**Directions for this task:** Output the data word for word, dropping every image.
── Supplied data
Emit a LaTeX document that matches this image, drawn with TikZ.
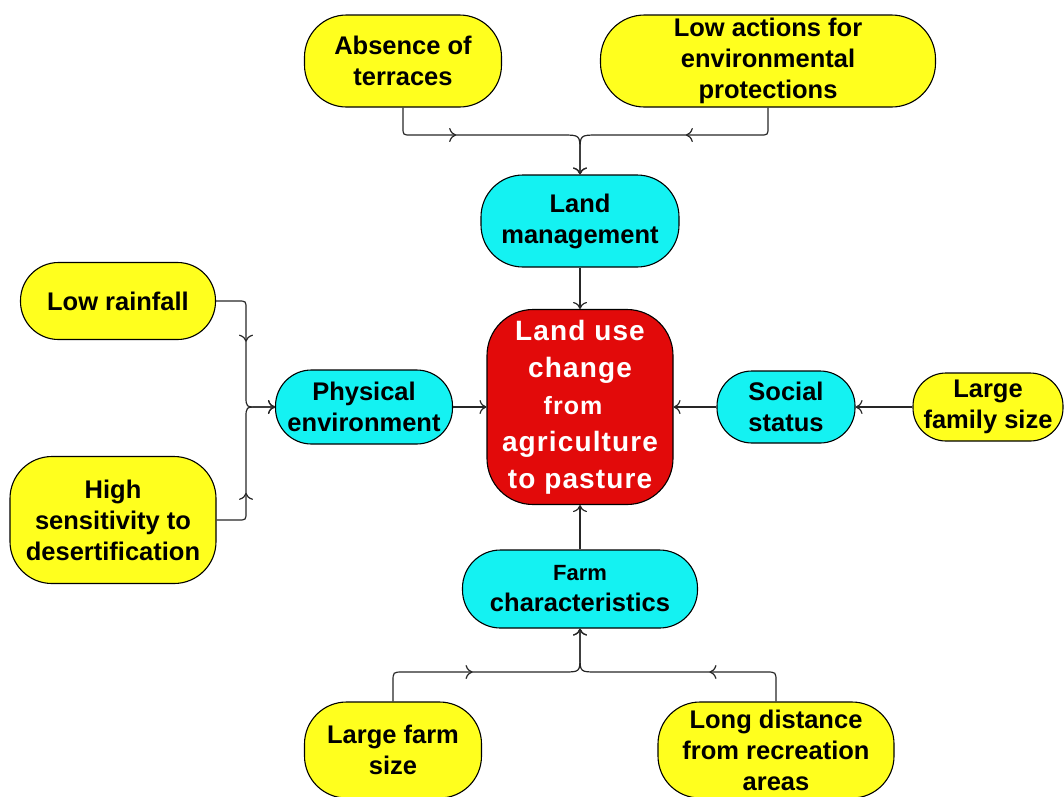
\documentclass[tikz,border=0pt]{standalone}
\usepackage{fontspec}
\setmainfont{Liberation Sans}
\newfontfamily\spacedsans{Liberation Sans}[LetterSpace=4]
\usetikzlibrary{arrows.meta,decorations.markings}
\definecolor{boxyellow}{RGB}{255,255,30}
\definecolor{boxcyan}{RGB}{20,242,242}
\definecolor{boxred}{RGB}{226,10,10}
\begin{document}
\begin{tikzpicture}[x=1pt,y=-1pt,
  box/.style={draw=black, line width=1.1pt, align=center, inner sep=0pt,
    font=\fontsize{25.5}{31}\selectfont\bfseries},
  yellowbox/.style={box, fill=boxyellow},
  cyanbox/.style={box, fill=boxcyan},
  redbox/.style={box, fill=boxred, text=white,
    font=\spacedsans\bfseries\fontsize{28}{37}\selectfont},
  conn/.style={draw=black!85, line width=1.2pt},
  tip/.style={-{Computer Modern Rightarrow[length=7pt,width=14pt]}},
  midtip/.style={postaction={decorate}, decoration={markings,
    mark=at position #1 with {\arrow{Computer Modern Rightarrow[length=7pt,width=14pt]}}}},
]
\useasboundingbox (0,0) rectangle (1064,796);

% central outcome
\node[redbox, minimum width=186pt, minimum height=195pt, rounded corners=46pt]
  (red) at (580,407) {Land use\\change\\{\fontsize{25}{37}\selectfont from\kern14pt}\\agriculture\\to pasture};

% intermediate factors
\node[cyanbox, minimum width=198pt, minimum height=92pt, rounded corners=42pt]
  (lm) at (580,221) {Land\\management};
\node[cyanbox, minimum width=177pt, minimum height=74pt, rounded corners=36pt]
  (phys) at (364,407) {Physical\\environment};
\node[cyanbox, minimum width=138pt, minimum height=72pt, rounded corners=35pt]
  (ss) at (786,407) {Social\\status};
\node[cyanbox, minimum width=235pt, minimum height=78pt, rounded corners=38pt]
  (fc) at (580,589) {{\fontsize{22}{31}\selectfont Farm}\\characteristics};

% underlying causes
\node[yellowbox, minimum width=197pt, minimum height=92pt, rounded corners=42pt]
  (abs) at (403,61) {Absence of\\terraces};
\node[yellowbox, minimum width=335pt, minimum height=92pt, rounded corners=44pt]
  (la) at (768,61) {Low actions for\\environmental\\protections};
\node[yellowbox, minimum width=195pt, minimum height=77pt, rounded corners=38pt]
  (lr) at (118,301) {Low rainfall};
\node[yellowbox, minimum width=206pt, minimum height=127pt, rounded corners=42pt]
  (hs) at (113,520) {High\\sensitivity to\\desertification};
\node[yellowbox, minimum width=150pt, minimum height=68pt, rounded corners=33pt]
  (lf) at (988,407) {Large\\family size};
\node[yellowbox, minimum width=177pt, minimum height=96pt, rounded corners=42pt]
  (lfs) at (393,750) {Large farm\\size};
\node[yellowbox, minimum width=236pt, minimum height=96pt, rounded corners=42pt]
  (ld) at (776,750) {Long distance\\from recreation\\areas};

% connectors into land management
\draw[conn, tip, midtip=79pt] (abs.south) -- (403,127) .. controls (403,135) .. (411,135)
  -- (562,135) .. controls (580,135) .. (580,152) -- (lm.north);
\draw[conn, tip, midtip=108pt] (la.south) -- (768,127) .. controls (768,135) .. (760,135)
  -- (598,135) .. controls (580,135) .. (580,152) -- (lm.north);

% connectors into physical environment
\draw[conn, tip, midtip=69pt] (lr.east) -- (238,301) .. controls (246,301) .. (246,309)
  -- (246,396) .. controls (246,407) .. (258,407) -- (phys.west);
\draw[conn, tip, midtip=55pt] (hs.east) -- (238,520) .. controls (246,520) .. (246,512)
  -- (246,418) .. controls (246,407) .. (258,407) -- (phys.west);

% connectors into farm characteristics
\draw[conn, tip, midtip=107pt] (lfs.north) -- (393,682) .. controls (393,672) .. (403,672)
  -- (563,672) .. controls (580,672) .. (580,656) -- (fc.south);
\draw[conn, tip, midtip=94pt] (ld.north) -- (776,682) .. controls (776,672) .. (766,672)
  -- (597,672) .. controls (580,672) .. (580,656) -- (fc.south);

% social chain
\draw[conn, tip] (lf.west) -- (ss.east);

% factors into the central outcome
\draw[conn, tip] (lm.south) -- (red.north);
\draw[conn, tip] (phys.east) -- (red.west);
\draw[conn, tip] (ss.west) -- (red.east);
\draw[conn, tip] (fc.north) -- (red.south);
\end{tikzpicture}
\end{document}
────
**Exercise solution:**
Emit a LaTeX document that matches this image, drawn with TikZ.
\documentclass[tikz,border=0pt]{standalone}
\usepackage{fontspec}
\setmainfont{Liberation Sans}
\newfontfamily\spacedsans{Liberation Sans}[LetterSpace=4]
\usetikzlibrary{arrows.meta,decorations.markings}
\definecolor{boxyellow}{RGB}{255,255,30}
\definecolor{boxcyan}{RGB}{20,242,242}
\definecolor{boxred}{RGB}{226,10,10}
\begin{document}
\begin{tikzpicture}[x=1pt,y=-1pt,
  box/.style={draw=black, line width=1.1pt, align=center, inner sep=0pt,
    font=\fontsize{25.5}{31}\selectfont\bfseries},
  yellowbox/.style={box, fill=boxyellow},
  cyanbox/.style={box, fill=boxcyan},
  redbox/.style={box, fill=boxred, text=white,
    font=\spacedsans\bfseries\fontsize{28}{37}\selectfont},
  conn/.style={draw=black!85, line width=1.2pt},
  tip/.style={-{Computer Modern Rightarrow[length=7pt,width=14pt]}},
  midtip/.style={postaction={decorate}, decoration={markings,
    mark=at position #1 with {\arrow{Computer Modern Rightarrow[length=7pt,width=14pt]}}}},
]
\useasboundingbox (0,0) rectangle (1064,796);

% central outcome
\node[redbox, minimum width=186pt, minimum height=195pt, rounded corners=46pt]
  (red) at (580,407) {Land use\\change\\{\fontsize{25}{37}\selectfont from\kern14pt}\\agriculture\\to pasture};

% intermediate factors
\node[cyanbox, minimum width=198pt, minimum height=92pt, rounded corners=42pt]
  (lm) at (580,221) {Land\\management};
\node[cyanbox, minimum width=177pt, minimum height=74pt, rounded corners=36pt]
  (phys) at (364,407) {Physical\\environment};
\node[cyanbox, minimum width=138pt, minimum height=72pt, rounded corners=35pt]
  (ss) at (786,407) {Social\\status};
\node[cyanbox, minimum width=235pt, minimum height=78pt, rounded corners=38pt]
  (fc) at (580,589) {{\fontsize{22}{31}\selectfont Farm}\\characteristics};

% underlying causes
\node[yellowbox, minimum width=197pt, minimum height=92pt, rounded corners=42pt]
  (abs) at (403,61) {Absence of\\terraces};
\node[yellowbox, minimum width=335pt, minimum height=92pt, rounded corners=44pt]
  (la) at (768,61) {Low actions for\\environmental\\protections};
\node[yellowbox, minimum width=195pt, minimum height=77pt, rounded corners=38pt]
  (lr) at (118,301) {Low rainfall};
\node[yellowbox, minimum width=206pt, minimum height=127pt, rounded corners=42pt]
  (hs) at (113,520) {High\\sensitivity to\\desertification};
\node[yellowbox, minimum width=150pt, minimum height=68pt, rounded corners=33pt]
  (lf) at (988,407) {Large\\family size};
\node[yellowbox, minimum width=177pt, minimum height=96pt, rounded corners=42pt]
  (lfs) at (393,750) {Large farm\\size};
\node[yellowbox, minimum width=236pt, minimum height=96pt, rounded corners=42pt]
  (ld) at (776,750) {Long distance\\from recreation\\areas};

% connectors into land management
\draw[conn, tip, midtip=79pt] (abs.south) -- (403,127) .. controls (403,135) .. (411,135)
  -- (562,135) .. controls (580,135) .. (580,152) -- (lm.north);
\draw[conn, tip, midtip=108pt] (la.south) -- (768,127) .. controls (768,135) .. (760,135)
  -- (598,135) .. controls (580,135) .. (580,152) -- (lm.north);

% connectors into physical environment
\draw[conn, tip, midtip=69pt] (lr.east) -- (238,301) .. controls (246,301) .. (246,309)
  -- (246,396) .. controls (246,407) .. (258,407) -- (phys.west);
\draw[conn, tip, midtip=55pt] (hs.east) -- (238,520) .. controls (246,520) .. (246,512)
  -- (246,418) .. controls (246,407) .. (258,407) -- (phys.west);

% connectors into farm characteristics
\draw[conn, tip, midtip=107pt] (lfs.north) -- (393,682) .. controls (393,672) .. (403,672)
  -- (563,672) .. controls (580,672) .. (580,656) -- (fc.south);
\draw[conn, tip, midtip=94pt] (ld.north) -- (776,682) .. controls (776,672) .. (766,672)
  -- (597,672) .. controls (580,672) .. (580,656) -- (fc.south);

% social chain
\draw[conn, tip] (lf.west) -- (ss.east);

% factors into the central outcome
\draw[conn, tip] (lm.south) -- (red.north);
\draw[conn, tip] (phys.east) -- (red.west);
\draw[conn, tip] (ss.west) -- (red.east);
\draw[conn, tip] (fc.north) -- (red.south);
\end{tikzpicture}
\end{document}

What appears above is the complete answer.